Was the GENIAC a real computer?

The GENIAC was not a computer in the modern stored-program sense. It was a configurable educational logic kit that used switches, bulbs, wires, and circuits to demonstrate reasoning, calculation, and decision-making.

Why did the GENIAC seem like an electric brain?

The GENIAC seemed like an electric brain because it could be wired so that different switch settings produced specific logical outcomes. To the user, the glowing bulbs made the machine appear to reason, even though it was following fixed electrical paths.

Why is the GENIAC still interesting today?
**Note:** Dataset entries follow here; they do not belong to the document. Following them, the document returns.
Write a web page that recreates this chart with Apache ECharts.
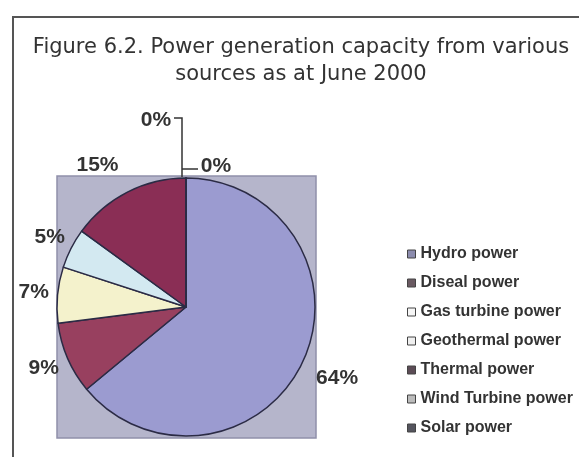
<!DOCTYPE html>
<html>
<head>
<meta charset="utf-8">
<script src="https://cdn.jsdelivr.net/npm/echarts@6/dist/echarts.min.js"></script>
<style>
html,body{margin:0;padding:0;background:#fff;}
#chart{width:579px;height:457px;}
</style>
</head>
<body>
<div id="chart"></div>
<script>
// ---- data ----
var categories = ['Hydro power', 'Diseal power', 'Gas turbine power', 'Geothermal power', 'Thermal power', 'Wind Turbine power', 'Solar power'];
var shares = [64, 9, 7, 5, 15, 0, 0];
var labelTexts = ['64%', '9%', '7%', '5%', '15%', '0%', '0%'];
var titleLines = ['Figure 6.2. Power generation capacity from various', 'sources as at June 2000'];

// ---- styles ----
var sliceColors = ['#9b9bd0', '#98405f', '#f4f2cc', '#d3e9f1', '#8a2e55', '#ff8080', '#0066cc'];
var legendColors = ['#8c8cae', '#6a5a62', '#f6f6f6', '#efefef', '#5c4c56', '#bcbcbc', '#55555e'];
var CX = 186, CY = 307, R = 129;
var labelDist = [167, 155, 153, 153, 167];
var labelAngleShift = [0, 0, 0, 0, -5];

var total = shares.reduce(function (a, b) { return a + b; }, 0);
var midAngles = [];
(function () {
  var acc = 0;
  for (var i = 0; i < shares.length; i++) {
    midAngles.push((acc + shares[i] / 2) / total * 360);
    acc += shares[i];
  }
})();

var chart = echarts.init(document.getElementById('chart'), null, {renderer: 'canvas'});

var pieData = categories.map(function (c, i) {
  var item = {
    name: c,
    value: shares[i],
    itemStyle: {color: sliceColors[i]},
    label: {formatter: labelTexts[i]}
  };
  if (i >= 5) {
    item.labelLine = {show: true, lineStyle: {color: '#333', width: 1.5}};
  }
  return item;
});

var option = {
  animation: false,
  backgroundColor: '#ffffff',
  title: {
    text: titleLines.join('\n'),
    left: 301,
    top: 34,
    padding: 0,
    textAlign: 'center',
    textStyle: {
      fontFamily: 'DejaVu Sans',
      fontSize: 21,
      fontWeight: 'normal',
      color: '#333',
      lineHeight: 27
    }
  },
  graphic: [
    {
      type: 'rect', z: -10,
      shape: {x: 13, y: 17, width: 620, height: 500},
      style: {fill: 'none', stroke: '#555', lineWidth: 2}
    },
    {
      type: 'rect', z: -5,
      shape: {x: CX - R, y: CY - R - 2, width: 2 * R + 1, height: 2 * R + 4},
      style: {fill: '#b5b5cb', stroke: '#9090aa', lineWidth: 1.5}
    }
  ],
  legend: {
    orient: 'vertical',
    left: 402,
    top: 241,
    itemWidth: 8,
    itemHeight: 8,
    itemGap: 13,
    icon: 'rect',
    selectedMode: false,
    textStyle: {
      fontFamily: 'Liberation Sans',
      fontSize: 16,
      fontWeight: 'bold',
      color: '#333',
      lineHeight: 16
    },
    itemStyle: {borderColor: '#444', borderWidth: 1},
    data: categories.map(function (c, i) {
      return {name: c, itemStyle: {color: legendColors[i], borderColor: '#444', borderWidth: 1}};
    })
  },
  series: [{
    type: 'pie',
    z: 2,
    center: [CX, CY],
    radius: [0, R],
    startAngle: 90,
    clockwise: true,
    avoidLabelOverlap: false,
    minShowLabelAngle: 0,
    stillShowZeroSum: true,
    itemStyle: {borderColor: '#2b2b45', borderWidth: 1.5},
    emphasis: {disabled: true},
    label: {
      show: true,
      position: 'outside',
      fontFamily: 'Liberation Sans',
      fontSize: 21,
      fontWeight: 'bold',
      color: '#333'
    },
    labelLine: {show: false},
    labelLayout: function (p) {
      var i = p.dataIndex;
      if (i === 5) {
        return {
          x: CX + 30, y: CY - R - 12, align: 'center', verticalAlign: 'middle',
          labelLinePoints: [[CX - 4, CY - R - 9], [CX + 6, CY - R - 9], [CX + 12, CY - R - 9]]
        };
      }
      if (i === 6) {
        return {
          x: CX - 30, y: CY - R - 58, align: 'center', verticalAlign: 'middle',
          labelLinePoints: [[CX - 4, CY - R - 1], [CX - 4, CY - R - 60], [CX - 12, CY - R - 60]]
        };
      }
      var a = (midAngles[i] + labelAngleShift[i]) * Math.PI / 180;
      var d = labelDist[i];
      return {
        x: CX + d * Math.sin(a),
        y: CY - d * Math.cos(a),
        align: 'center',
        verticalAlign: 'middle'
      };
    },
    data: pieData
  }]
};
chart.setOption(option);
</script>
</body>
</html>
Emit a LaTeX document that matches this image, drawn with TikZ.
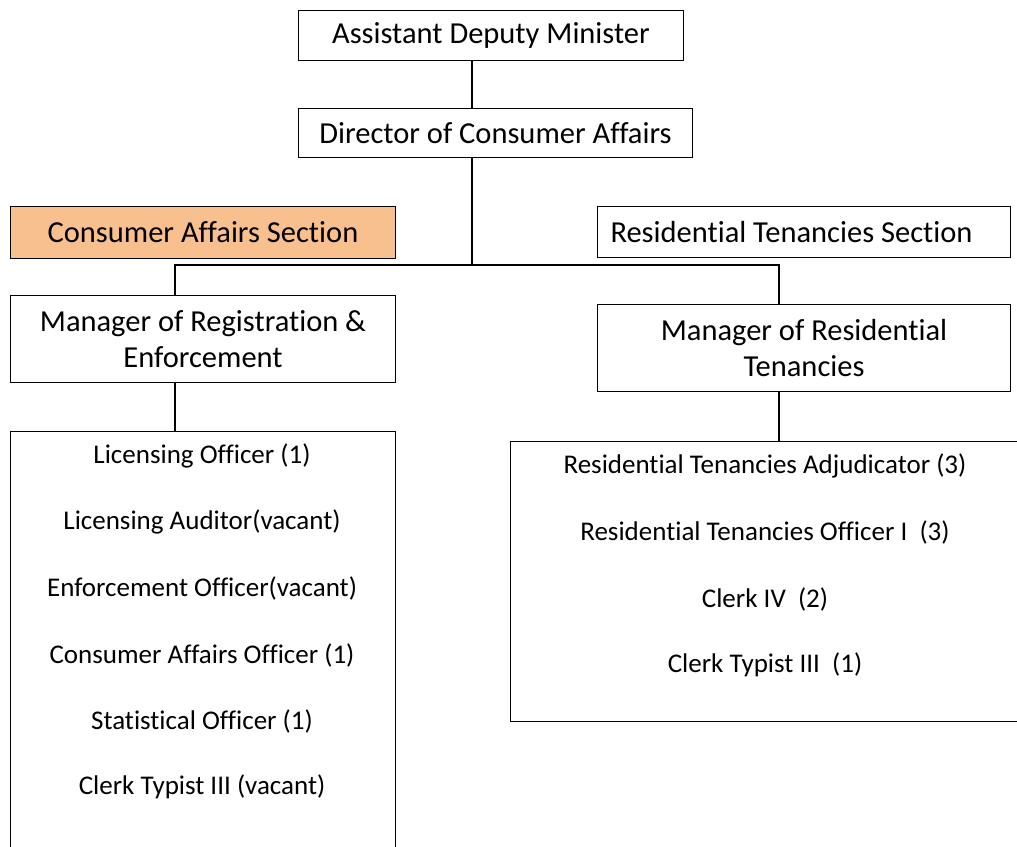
\documentclass[tikz,border=0pt]{standalone}
\usepackage{fontspec}
\setmainfont[Ligatures=NoCommon]{Carlito}
\definecolor{peach}{HTML}{F8C08F}
\begin{document}
\begin{tikzpicture}[x=1pt,y=-1pt,
  box/.style={draw=black, line width=1pt, align=center, inner sep=0pt, anchor=north west, font=\fontsize{30.5}{36}\selectfont},
  staffbox/.style={draw=black, line width=1pt, inner sep=0pt, anchor=north west},
  stafftext/.style={font=\fontsize{27}{32}\selectfont, inner sep=0pt, anchor=center},
  conn/.style={line width=2pt}]
\useasboundingbox (0,0) rectangle (1017,846);
\clip (0,0) rectangle (1017,846);
\node[box, minimum width=385pt, minimum height=50pt] (adm) at (298,10) {Assistant Deputy Minister};
\node[box, minimum width=394pt, minimum height=49pt] (dir) at (298,108) {Director of Consumer Affairs};
\node[box, fill=peach, minimum width=385pt, minimum height=52pt] (cas) at (10,206) {Consumer Affairs Section};
\node[box, minimum width=413pt, minimum height=51pt] (rts) at (597,206) {\makebox[387pt][l]{Residential Tenancies Section}};
\node[box, minimum width=385pt, minimum height=87pt] (mre) at (10,295) {Manager of Registration \&\\Enforcement};
\node[box, minimum width=413pt, minimum height=87pt] (mrt) at (597,304) {Manager of Residential\\Tenancies};
\node[staffbox, minimum width=385pt, minimum height=440pt] (ls) at (10,431) {};
\node[staffbox, minimum width=520pt, minimum height=280pt] (rs) at (510,441) {};
\node[stafftext] (l1) at (202,456) {Licensing Officer (1)};
\node[stafftext] (l2) at (202,522) {Licensing Auditor(vacant)};
\node[stafftext] (l3) at (202,588) {Enforcement Officer(vacant)};
\node[stafftext] (l4) at (202,655) {Consumer Affairs Officer (1)};
\node[stafftext] (l5) at (202,721) {Statistical Officer (1)};
\node[stafftext] (l6) at (202,787) {Clerk Typist III (vacant)};
\node[stafftext] (r1) at (765,466) {Residential Tenancies Adjudicator (3)};
\node[stafftext] (r2) at (765,532) {Residential Tenancies Officer I\ \ (3)};
\node[stafftext] (r3) at (765,599) {Clerk IV\ \ (2)};
\node[stafftext] (r4) at (765,665) {Clerk Typist III\ \ (1)};
\coordinate (jx) at (472,265);
\coordinate (bl) at (175,265);
\coordinate (br) at (779,265);
\draw[conn] (jx |- adm.south) -- (jx |- dir.north);
\draw[conn] (jx |- dir.south) -- (jx);
\draw[conn] (bl |- mre.north) -- (bl) -- (br) -- (br |- mrt.north);
\draw[conn] (bl |- mre.south) -- (bl |- ls.north);
\draw[conn] (br |- mrt.south) -- (br |- rs.north);
\end{tikzpicture}
\end{document}
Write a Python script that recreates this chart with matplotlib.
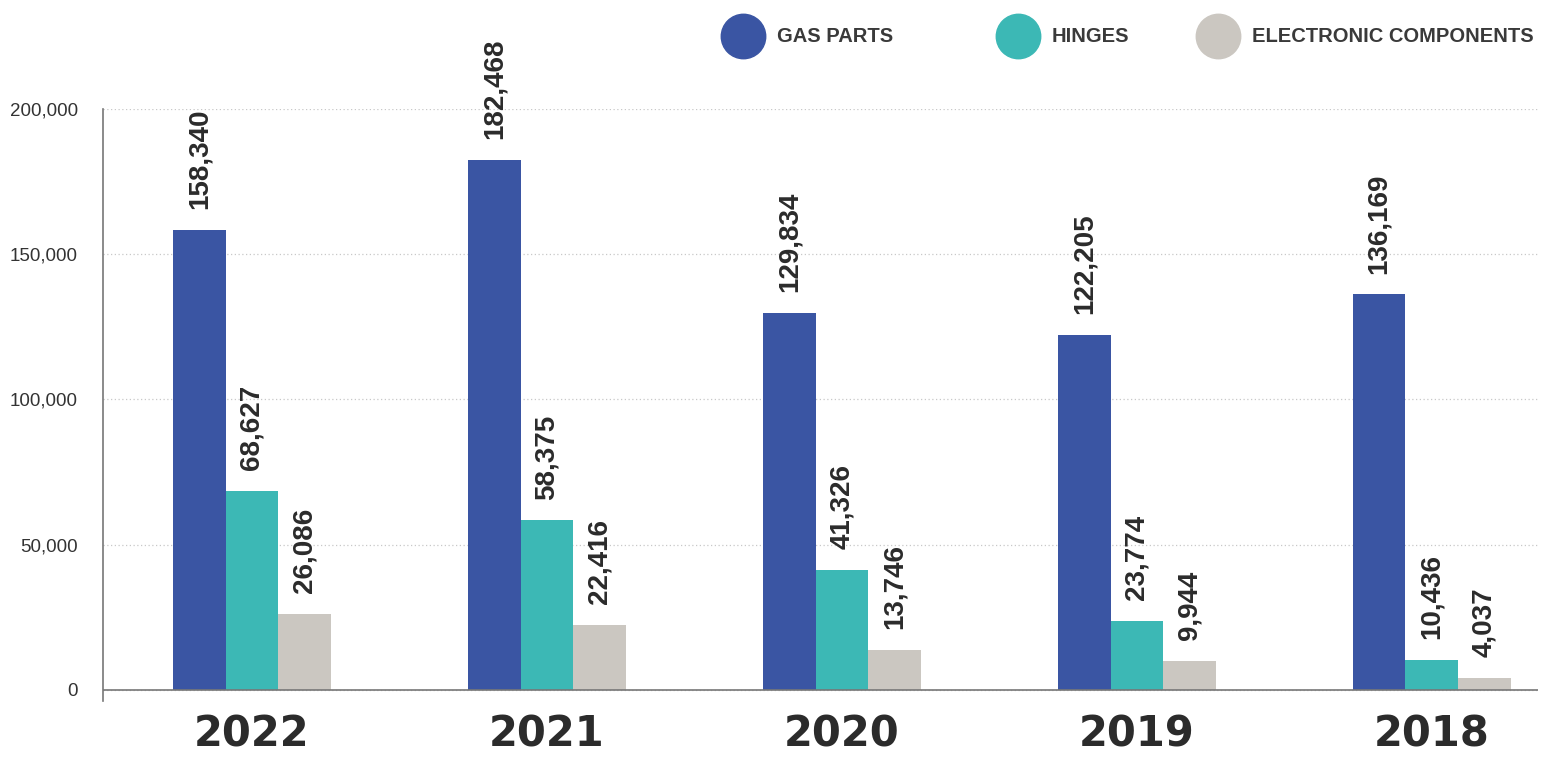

The GENIAC remains interesting because it made machine logic visible. Its exposed switches, wires, and bulbs show how mid-century learners encountered computing as a physical system rather than as hidden software.

Source Note

This article draws on GENIAC manual and advertising material from the 1950s, especially the way those sources described reasoning, circuits, switches, and “electric brain” learning. The aim is interpretive rather than academic: to explain how mid-century learners were invited to understand machine logic through visible parts and practical experiments.

Disclosure

This page presents a curated exploration of the GENIAC analogue computer kit and its associated materials. Content reflects the author’s interpretation of historical sources, including instructional manuals, advertisements, and related artefacts. The GENIAC system is discussed as an educational and conceptual model for understanding logic, circuits, and early computing ideas, rather than as a complete or authoritative account of computing history. References to “thinking machines” and reasoning systems follow the language and framing of the original material and are included for historical context. Readers seeking formal technical, historical, or academic treatment of computing should consult primary literature, scholarly sources, and specialist texts.